* **TASK TO CARRY OUT**: Exclude any images and output the remaining records exactly.
** start INPUT RECORDS **
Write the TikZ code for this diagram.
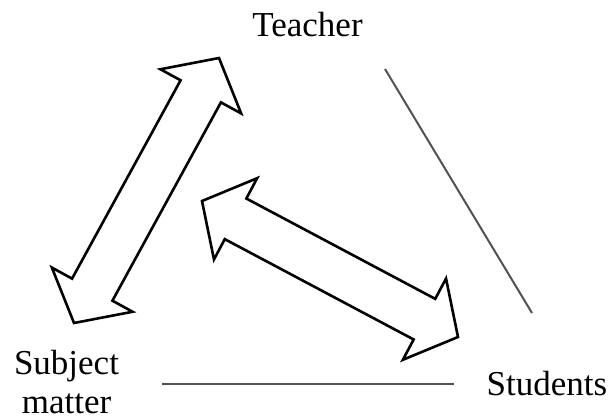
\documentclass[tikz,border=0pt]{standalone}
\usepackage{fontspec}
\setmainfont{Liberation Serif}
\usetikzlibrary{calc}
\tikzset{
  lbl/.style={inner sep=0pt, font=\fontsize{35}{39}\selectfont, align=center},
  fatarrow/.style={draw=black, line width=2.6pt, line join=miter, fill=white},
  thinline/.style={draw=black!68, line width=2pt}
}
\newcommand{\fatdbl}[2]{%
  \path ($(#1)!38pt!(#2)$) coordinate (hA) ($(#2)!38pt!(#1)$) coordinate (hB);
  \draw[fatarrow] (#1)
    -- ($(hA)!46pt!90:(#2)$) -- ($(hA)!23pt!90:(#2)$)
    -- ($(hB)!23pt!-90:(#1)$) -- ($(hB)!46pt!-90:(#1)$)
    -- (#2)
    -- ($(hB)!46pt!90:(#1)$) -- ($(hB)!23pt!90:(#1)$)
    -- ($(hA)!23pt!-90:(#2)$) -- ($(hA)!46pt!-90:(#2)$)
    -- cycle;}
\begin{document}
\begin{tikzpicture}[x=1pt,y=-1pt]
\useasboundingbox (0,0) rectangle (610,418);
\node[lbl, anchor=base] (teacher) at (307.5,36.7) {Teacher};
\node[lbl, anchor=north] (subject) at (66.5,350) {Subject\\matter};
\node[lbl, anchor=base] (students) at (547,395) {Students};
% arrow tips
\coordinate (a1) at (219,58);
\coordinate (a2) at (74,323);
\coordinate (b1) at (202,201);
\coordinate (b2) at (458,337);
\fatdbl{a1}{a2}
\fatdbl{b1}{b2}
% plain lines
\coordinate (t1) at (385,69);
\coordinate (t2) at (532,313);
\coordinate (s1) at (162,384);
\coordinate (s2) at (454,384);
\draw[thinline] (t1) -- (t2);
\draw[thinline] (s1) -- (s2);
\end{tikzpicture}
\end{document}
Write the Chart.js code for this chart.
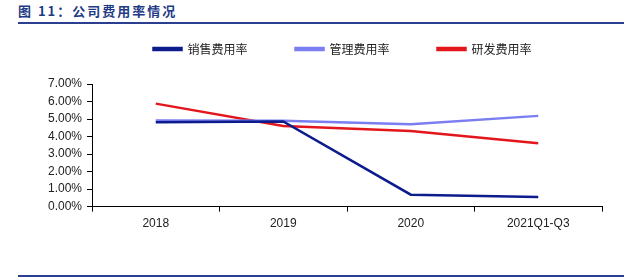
** end INPUT RECORDS **
* **ANSWER FOR THE TASK**:
Write the TikZ code for this diagram.
\documentclass[tikz,border=0pt]{standalone}
\usepackage{fontspec}
\setmainfont{Liberation Serif}
\usetikzlibrary{calc}
\tikzset{
  lbl/.style={inner sep=0pt, font=\fontsize{35}{39}\selectfont, align=center},
  fatarrow/.style={draw=black, line width=2.6pt, line join=miter, fill=white},
  thinline/.style={draw=black!68, line width=2pt}
}
\newcommand{\fatdbl}[2]{%
  \path ($(#1)!38pt!(#2)$) coordinate (hA) ($(#2)!38pt!(#1)$) coordinate (hB);
  \draw[fatarrow] (#1)
    -- ($(hA)!46pt!90:(#2)$) -- ($(hA)!23pt!90:(#2)$)
    -- ($(hB)!23pt!-90:(#1)$) -- ($(hB)!46pt!-90:(#1)$)
    -- (#2)
    -- ($(hB)!46pt!90:(#1)$) -- ($(hB)!23pt!90:(#1)$)
    -- ($(hA)!23pt!-90:(#2)$) -- ($(hA)!46pt!-90:(#2)$)
    -- cycle;}
\begin{document}
\begin{tikzpicture}[x=1pt,y=-1pt]
\useasboundingbox (0,0) rectangle (610,418);
\node[lbl, anchor=base] (teacher) at (307.5,36.7) {Teacher};
\node[lbl, anchor=north] (subject) at (66.5,350) {Subject\\matter};
\node[lbl, anchor=base] (students) at (547,395) {Students};
% arrow tips
\coordinate (a1) at (219,58);
\coordinate (a2) at (74,323);
\coordinate (b1) at (202,201);
\coordinate (b2) at (458,337);
\fatdbl{a1}{a2}
\fatdbl{b1}{b2}
% plain lines
\coordinate (t1) at (385,69);
\coordinate (t2) at (532,313);
\coordinate (s1) at (162,384);
\coordinate (s2) at (454,384);
\draw[thinline] (t1) -- (t2);
\draw[thinline] (s1) -- (s2);
\end{tikzpicture}
\end{document}
Write the Chart.js code for this chart.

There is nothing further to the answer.